━━━━━ Data ━━━━━

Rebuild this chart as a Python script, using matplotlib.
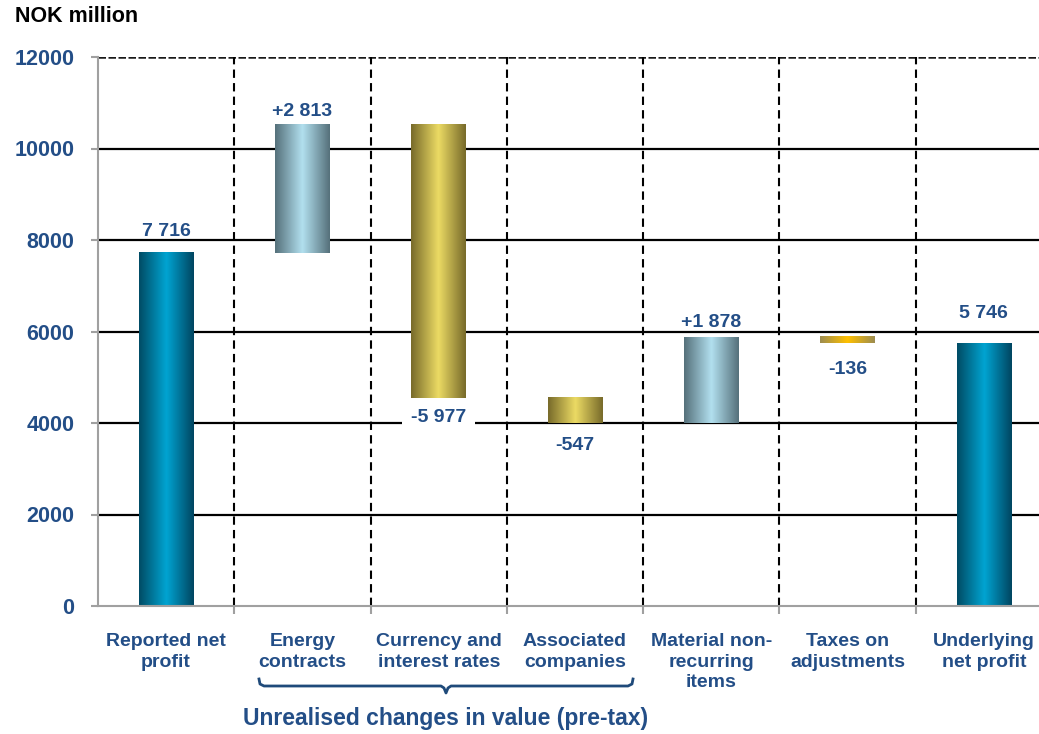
"""
Waterfall: reported net profit -> underlying net profit (NOK million)
"""
import numpy as np
import matplotlib.pyplot as plt
import matplotlib.transforms as mtransforms
from matplotlib.colors import LinearSegmentedColormap
from matplotlib.lines import Line2D

plt.rcParams['font.family'] = ['Liberation Sans', 'DejaVu Sans']
plt.rcParams['font.weight'] = 'bold'

# 数据
categories = ['Reported net\nprofit', 'Energy\ncontracts', 'Currency and\ninterest rates',
              'Associated\ncompanies', 'Material non-\nrecurring\nitems',
              'Taxes on\nadjustments', 'Underlying\nnet profit']
values = [7716, 2813, -5977, -547, 1878, -136, 5746]
kinds = ['total', 'delta', 'delta', 'delta', 'delta', 'delta', 'total']
value_labels = ['7 716', '+2 813', '-5 977', '-547', '+1 878', '-136', '5 746']
yticks = [0, 2000, 4000, 6000, 8000, 10000, 12000]
group_title = 'Unrealised changes in value (pre-tax)'

# 样式
TEXT_BLUE = '#234E87'
bar_palettes = {
    'teal': ['#004B64', '#00A4D2', '#004560'],
    'light': ['#55707A', '#B2E0EF', '#55707A'],
    'gold': ['#776A2A', '#ECDB64', '#776A2A'],
    'amber': ['#9C8C50', '#FFC000', '#9C8C50'],
}
bar_style = ['teal', 'light', 'gold', 'gold', 'light', 'amber', 'teal']
label_pad_px = [21, 13, 20, 23, 14, 26, 30]   # 标签与柱端距离
BAR_W = 0.40

W, H = 1039, 734
fig = plt.figure(figsize=(W / 100, H / 100), dpi=100)
ax = fig.add_axes([98 / W, 128 / H, 1 - 98 / W, 549 / H])

# 瀑布计算
bottoms, tops = [], []
running = 0
for v, k in zip(values, kinds):
    if k == 'total':
        b, t = 0, v
        running = v
    else:
        b, t = (running, running + v) if v >= 0 else (running + v, running)
        running += v
    bottoms.append(b)
    tops.append(t)

grad = np.linspace(0, 1, 256).reshape(1, -1)
px2pt = 72 / 100
for i, (b, t) in enumerate(zip(bottoms, tops)):
    cols = bar_palettes[bar_style[i]]
    cmap = LinearSegmentedColormap.from_list('g%d' % i, [(0, cols[0]), (0.5, cols[1]), (1, cols[2])])
    ax.imshow(grad, extent=[i - BAR_W / 2, i + BAR_W / 2, b, t], aspect='auto',
              cmap=cmap, interpolation='bicubic', zorder=3)

    if values[i] >= 0 or kinds[i] == 'total':
        ax.annotate(value_labels[i], (i, t), xytext=(0, label_pad_px[i] * px2pt),
                    textcoords='offset points', ha='center', va='center',
                    fontsize=14, color=TEXT_BLUE, zorder=5)
    else:
        bbox = None
        if i == 2:
            bbox = dict(boxstyle='square,pad=0.45', fc='white', ec='none')
        ax.annotate(value_labels[i], (i, b), xytext=(0, -label_pad_px[i] * px2pt),
                    textcoords='offset points', ha='center', va='center',
                    fontsize=14, color=TEXT_BLUE, zorder=5, bbox=bbox)

# 网格与分隔线
for y in yticks[1:-1]:
    ax.axhline(y, color='black', lw=1.6, zorder=1)
ax.axhline(yticks[-1], color='#1A1A1A', lw=1.8, ls=(0, (3, 1)), zorder=1)
for i in range(len(categories) - 1):
    ax.plot([i + 0.5, i + 0.5], [0, yticks[-1]], color='black', lw=1.5,
            ls=(0, (4, 2.5)), zorder=1)

ax.set_xlim(-0.5, (W - 166) / 136.3)
ax.set_ylim(0, 12000)

for s in ['top', 'right']:
    ax.spines[s].set_visible(False)
for s in ['left', 'bottom']:
    ax.spines[s].set_color('#A0A0A0')
    ax.spines[s].set_linewidth(1.5)
    ax.spines[s].set_zorder(4)

ax.set_yticks(yticks)
ax.set_yticklabels([str(v) for v in yticks], fontsize=15.5, color=TEXT_BLUE, fontweight='bold')
ax.tick_params(axis='y', length=5, width=1.5, color='#A0A0A0', pad=12)
ax.set_xticks([i + 0.5 for i in range(len(categories) - 1)])
ax.set_xticklabels([])
ax.tick_params(axis='x', length=6, width=1.5, color='#A0A0A0', direction='out')

trans = mtransforms.blended_transform_factory(ax.transData, ax.transAxes)
for i, name in enumerate(categories):
    ax.text(i, -0.050, name, transform=trans, ha='center', va='top',
            fontsize=14, color=TEXT_BLUE, linespacing=1.25)

# 分组括号
pts = [(259, 679), (260, 684), (264, 686), (441, 686), (444, 688), (446, 693),
       (448, 688), (451, 686), (628, 686), (632, 684), (633, 679)]
fig.add_artist(Line2D([p[0] / W for p in pts], [1 - p[1] / H for p in pts],
                      color='#1F4A7A', lw=2, transform=fig.transFigure))
fig.text(446 / W, 1 - 718 / H, group_title, ha='center', va='center',
         fontsize=16.5, color=TEXT_BLUE)

fig.text(15 / W, 1 - 17 / H, 'NOK million', ha='left', va='center',
         fontsize=15.5, color='black')

plt.savefig('out.png', dpi=100)
plt.close()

━━━━━

> _Requirements_
Write out the data precisely as given, excluding the pictures.

> _The solution_
Rebuild this chart as a Python script, using matplotlib.
"""
Waterfall: reported net profit -> underlying net profit (NOK million)
"""
import numpy as np
import matplotlib.pyplot as plt
import matplotlib.transforms as mtransforms
from matplotlib.colors import LinearSegmentedColormap
from matplotlib.lines import Line2D

plt.rcParams['font.family'] = ['Liberation Sans', 'DejaVu Sans']
plt.rcParams['font.weight'] = 'bold'

# 数据
categories = ['Reported net\nprofit', 'Energy\ncontracts', 'Currency and\ninterest rates',
              'Associated\ncompanies', 'Material non-\nrecurring\nitems',
              'Taxes on\nadjustments', 'Underlying\nnet profit']
values = [7716, 2813, -5977, -547, 1878, -136, 5746]
kinds = ['total', 'delta', 'delta', 'delta', 'delta', 'delta', 'total']
value_labels = ['7 716', '+2 813', '-5 977', '-547', '+1 878', '-136', '5 746']
yticks = [0, 2000, 4000, 6000, 8000, 10000, 12000]
group_title = 'Unrealised changes in value (pre-tax)'

# 样式
TEXT_BLUE = '#234E87'
bar_palettes = {
    'teal': ['#004B64', '#00A4D2', '#004560'],
    'light': ['#55707A', '#B2E0EF', '#55707A'],
    'gold': ['#776A2A', '#ECDB64', '#776A2A'],
    'amber': ['#9C8C50', '#FFC000', '#9C8C50'],
}
bar_style = ['teal', 'light', 'gold', 'gold', 'light', 'amber', 'teal']
label_pad_px = [21, 13, 20, 23, 14, 26, 30]   # 标签与柱端距离
BAR_W = 0.40

W, H = 1039, 734
fig = plt.figure(figsize=(W / 100, H / 100), dpi=100)
ax = fig.add_axes([98 / W, 128 / H, 1 - 98 / W, 549 / H])

# 瀑布计算
bottoms, tops = [], []
running = 0
for v, k in zip(values, kinds):
    if k == 'total':
        b, t = 0, v
        running = v
    else:
        b, t = (running, running + v) if v >= 0 else (running + v, running)
        running += v
    bottoms.append(b)
    tops.append(t)

grad = np.linspace(0, 1, 256).reshape(1, -1)
px2pt = 72 / 100
for i, (b, t) in enumerate(zip(bottoms, tops)):
    cols = bar_palettes[bar_style[i]]
    cmap = LinearSegmentedColormap.from_list('g%d' % i, [(0, cols[0]), (0.5, cols[1]), (1, cols[2])])
    ax.imshow(grad, extent=[i - BAR_W / 2, i + BAR_W / 2, b, t], aspect='auto',
              cmap=cmap, interpolation='bicubic', zorder=3)

    if values[i] >= 0 or kinds[i] == 'total':
        ax.annotate(value_labels[i], (i, t), xytext=(0, label_pad_px[i] * px2pt),
                    textcoords='offset points', ha='center', va='center',
                    fontsize=14, color=TEXT_BLUE, zorder=5)
    else:
        bbox = None
        if i == 2:
            bbox = dict(boxstyle='square,pad=0.45', fc='white', ec='none')
        ax.annotate(value_labels[i], (i, b), xytext=(0, -label_pad_px[i] * px2pt),
                    textcoords='offset points', ha='center', va='center',
                    fontsize=14, color=TEXT_BLUE, zorder=5, bbox=bbox)

# 网格与分隔线
for y in yticks[1:-1]:
    ax.axhline(y, color='black', lw=1.6, zorder=1)
ax.axhline(yticks[-1], color='#1A1A1A', lw=1.8, ls=(0, (3, 1)), zorder=1)
for i in range(len(categories) - 1):
    ax.plot([i + 0.5, i + 0.5], [0, yticks[-1]], color='black', lw=1.5,
            ls=(0, (4, 2.5)), zorder=1)

ax.set_xlim(-0.5, (W - 166) / 136.3)
ax.set_ylim(0, 12000)

for s in ['top', 'right']:
    ax.spines[s].set_visible(False)
for s in ['left', 'bottom']:
    ax.spines[s].set_color('#A0A0A0')
    ax.spines[s].set_linewidth(1.5)
    ax.spines[s].set_zorder(4)

ax.set_yticks(yticks)
ax.set_yticklabels([str(v) for v in yticks], fontsize=15.5, color=TEXT_BLUE, fontweight='bold')
ax.tick_params(axis='y', length=5, width=1.5, color='#A0A0A0', pad=12)
ax.set_xticks([i + 0.5 for i in range(len(categories) - 1)])
ax.set_xticklabels([])
ax.tick_params(axis='x', length=6, width=1.5, color='#A0A0A0', direction='out')

trans = mtransforms.blended_transform_factory(ax.transData, ax.transAxes)
for i, name in enumerate(categories):
    ax.text(i, -0.050, name, transform=trans, ha='center', va='top',
            fontsize=14, color=TEXT_BLUE, linespacing=1.25)

# 分组括号
pts = [(259, 679), (260, 684), (264, 686), (441, 686), (444, 688), (446, 693),
       (448, 688), (451, 686), (628, 686), (632, 684), (633, 679)]
fig.add_artist(Line2D([p[0] / W for p in pts], [1 - p[1] / H for p in pts],
                      color='#1F4A7A', lw=2, transform=fig.transFigure))
fig.text(446 / W, 1 - 718 / H, group_title, ha='center', va='center',
         fontsize=16.5, color=TEXT_BLUE)

fig.text(15 / W, 1 - 17 / H, 'NOK million', ha='left', va='center',
         fontsize=15.5, color='black')

plt.savefig('out.png', dpi=100)
plt.close()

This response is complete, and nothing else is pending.